Find the string "this" and gather every line that holds it.

- SOURCE MATERIAL:
[Start]

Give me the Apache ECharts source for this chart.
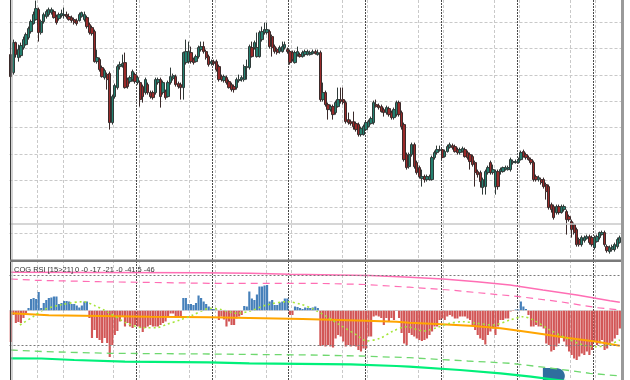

[End]
[Start]

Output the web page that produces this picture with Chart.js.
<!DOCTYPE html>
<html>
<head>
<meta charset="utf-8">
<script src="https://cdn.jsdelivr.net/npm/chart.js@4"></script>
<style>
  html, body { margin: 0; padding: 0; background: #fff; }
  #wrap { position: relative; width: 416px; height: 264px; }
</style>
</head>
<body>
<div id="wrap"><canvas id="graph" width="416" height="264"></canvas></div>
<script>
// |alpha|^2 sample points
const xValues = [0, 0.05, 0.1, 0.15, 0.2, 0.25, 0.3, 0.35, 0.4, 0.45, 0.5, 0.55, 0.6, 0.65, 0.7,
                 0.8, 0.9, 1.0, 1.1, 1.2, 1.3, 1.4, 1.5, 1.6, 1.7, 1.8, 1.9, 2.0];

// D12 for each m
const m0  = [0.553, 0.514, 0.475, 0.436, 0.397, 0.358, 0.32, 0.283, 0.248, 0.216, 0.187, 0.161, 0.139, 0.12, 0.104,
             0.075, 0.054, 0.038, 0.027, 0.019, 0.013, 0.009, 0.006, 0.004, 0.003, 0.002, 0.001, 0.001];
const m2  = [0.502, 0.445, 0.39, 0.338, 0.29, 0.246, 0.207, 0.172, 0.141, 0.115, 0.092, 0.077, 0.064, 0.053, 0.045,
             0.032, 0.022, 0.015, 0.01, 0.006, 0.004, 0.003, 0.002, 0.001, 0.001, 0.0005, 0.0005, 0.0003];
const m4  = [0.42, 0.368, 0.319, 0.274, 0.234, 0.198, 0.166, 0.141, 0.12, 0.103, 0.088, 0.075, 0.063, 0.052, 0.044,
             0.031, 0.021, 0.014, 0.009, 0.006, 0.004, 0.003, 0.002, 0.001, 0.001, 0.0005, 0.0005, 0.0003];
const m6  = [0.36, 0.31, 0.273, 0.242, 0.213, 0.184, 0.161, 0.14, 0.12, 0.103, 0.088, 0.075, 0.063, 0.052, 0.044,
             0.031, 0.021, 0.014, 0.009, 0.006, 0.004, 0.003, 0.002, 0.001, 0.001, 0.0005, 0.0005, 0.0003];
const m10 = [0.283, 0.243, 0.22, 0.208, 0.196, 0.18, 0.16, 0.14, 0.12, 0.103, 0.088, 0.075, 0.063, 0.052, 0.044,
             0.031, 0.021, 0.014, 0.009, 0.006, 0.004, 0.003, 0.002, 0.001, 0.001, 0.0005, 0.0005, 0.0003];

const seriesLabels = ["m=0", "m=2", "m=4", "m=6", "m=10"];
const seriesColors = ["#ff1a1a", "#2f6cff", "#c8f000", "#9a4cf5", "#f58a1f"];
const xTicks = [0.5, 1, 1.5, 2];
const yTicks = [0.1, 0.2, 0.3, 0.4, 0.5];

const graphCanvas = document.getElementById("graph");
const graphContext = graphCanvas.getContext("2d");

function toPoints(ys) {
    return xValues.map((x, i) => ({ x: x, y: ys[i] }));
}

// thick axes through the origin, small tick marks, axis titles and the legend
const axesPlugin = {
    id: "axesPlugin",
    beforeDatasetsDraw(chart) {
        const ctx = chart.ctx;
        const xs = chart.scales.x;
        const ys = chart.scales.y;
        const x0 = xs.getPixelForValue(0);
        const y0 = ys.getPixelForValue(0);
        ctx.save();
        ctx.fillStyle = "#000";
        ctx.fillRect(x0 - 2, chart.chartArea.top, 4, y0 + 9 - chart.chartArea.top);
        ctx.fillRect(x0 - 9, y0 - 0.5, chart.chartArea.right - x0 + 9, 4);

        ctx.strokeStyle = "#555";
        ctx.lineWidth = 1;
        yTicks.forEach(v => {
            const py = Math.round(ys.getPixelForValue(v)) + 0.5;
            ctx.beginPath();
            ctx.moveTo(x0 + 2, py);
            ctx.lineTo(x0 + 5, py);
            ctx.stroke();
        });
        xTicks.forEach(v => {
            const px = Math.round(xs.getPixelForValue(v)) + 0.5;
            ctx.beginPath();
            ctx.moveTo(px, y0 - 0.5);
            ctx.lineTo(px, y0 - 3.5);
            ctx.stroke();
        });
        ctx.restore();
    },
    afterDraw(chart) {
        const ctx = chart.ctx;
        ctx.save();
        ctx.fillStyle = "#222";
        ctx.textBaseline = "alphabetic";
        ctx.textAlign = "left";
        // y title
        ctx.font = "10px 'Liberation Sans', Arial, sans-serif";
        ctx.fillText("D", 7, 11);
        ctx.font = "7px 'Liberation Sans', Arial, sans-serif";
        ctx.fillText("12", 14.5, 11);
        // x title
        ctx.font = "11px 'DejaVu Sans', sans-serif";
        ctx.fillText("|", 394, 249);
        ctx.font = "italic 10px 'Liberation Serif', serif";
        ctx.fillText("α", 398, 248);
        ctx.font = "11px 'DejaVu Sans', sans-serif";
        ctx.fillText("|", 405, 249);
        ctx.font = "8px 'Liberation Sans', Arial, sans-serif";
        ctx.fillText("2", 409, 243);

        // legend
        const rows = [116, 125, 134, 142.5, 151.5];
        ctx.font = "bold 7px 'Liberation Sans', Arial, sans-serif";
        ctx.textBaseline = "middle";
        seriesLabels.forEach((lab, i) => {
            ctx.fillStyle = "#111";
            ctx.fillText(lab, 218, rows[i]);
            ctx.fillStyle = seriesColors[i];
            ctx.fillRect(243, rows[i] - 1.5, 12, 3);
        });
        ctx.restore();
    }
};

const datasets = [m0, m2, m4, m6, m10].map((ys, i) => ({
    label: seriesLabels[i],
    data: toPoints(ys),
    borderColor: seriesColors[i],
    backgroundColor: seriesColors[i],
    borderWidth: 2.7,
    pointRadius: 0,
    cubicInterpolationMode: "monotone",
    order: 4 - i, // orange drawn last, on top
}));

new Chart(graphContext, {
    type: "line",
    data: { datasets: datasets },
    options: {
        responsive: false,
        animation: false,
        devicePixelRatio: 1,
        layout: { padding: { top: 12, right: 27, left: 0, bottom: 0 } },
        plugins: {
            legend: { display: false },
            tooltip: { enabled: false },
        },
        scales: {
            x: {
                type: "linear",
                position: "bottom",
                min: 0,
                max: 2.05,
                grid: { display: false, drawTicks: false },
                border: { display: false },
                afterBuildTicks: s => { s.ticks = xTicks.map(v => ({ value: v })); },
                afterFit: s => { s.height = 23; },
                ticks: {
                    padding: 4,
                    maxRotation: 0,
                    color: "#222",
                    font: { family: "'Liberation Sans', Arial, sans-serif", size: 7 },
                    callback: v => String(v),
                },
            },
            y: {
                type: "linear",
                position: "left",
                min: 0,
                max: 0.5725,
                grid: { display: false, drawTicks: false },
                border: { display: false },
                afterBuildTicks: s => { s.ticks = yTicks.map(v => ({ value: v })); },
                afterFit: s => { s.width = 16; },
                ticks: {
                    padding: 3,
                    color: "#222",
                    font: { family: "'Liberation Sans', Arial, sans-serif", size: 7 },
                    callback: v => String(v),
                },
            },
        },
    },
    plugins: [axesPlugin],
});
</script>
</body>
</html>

[End]
[Start]

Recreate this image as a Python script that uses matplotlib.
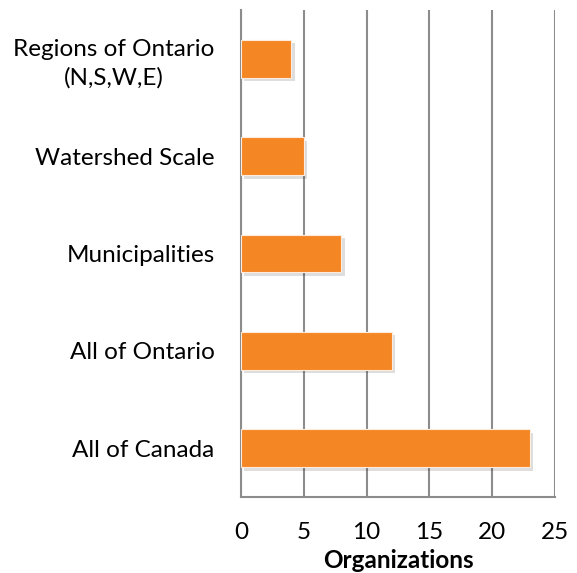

[End]

- REPLY:
Give me the Apache ECharts source for this chart.
Output the web page that produces this picture with Chart.js.
Recreate this image as a Python script that uses matplotlib.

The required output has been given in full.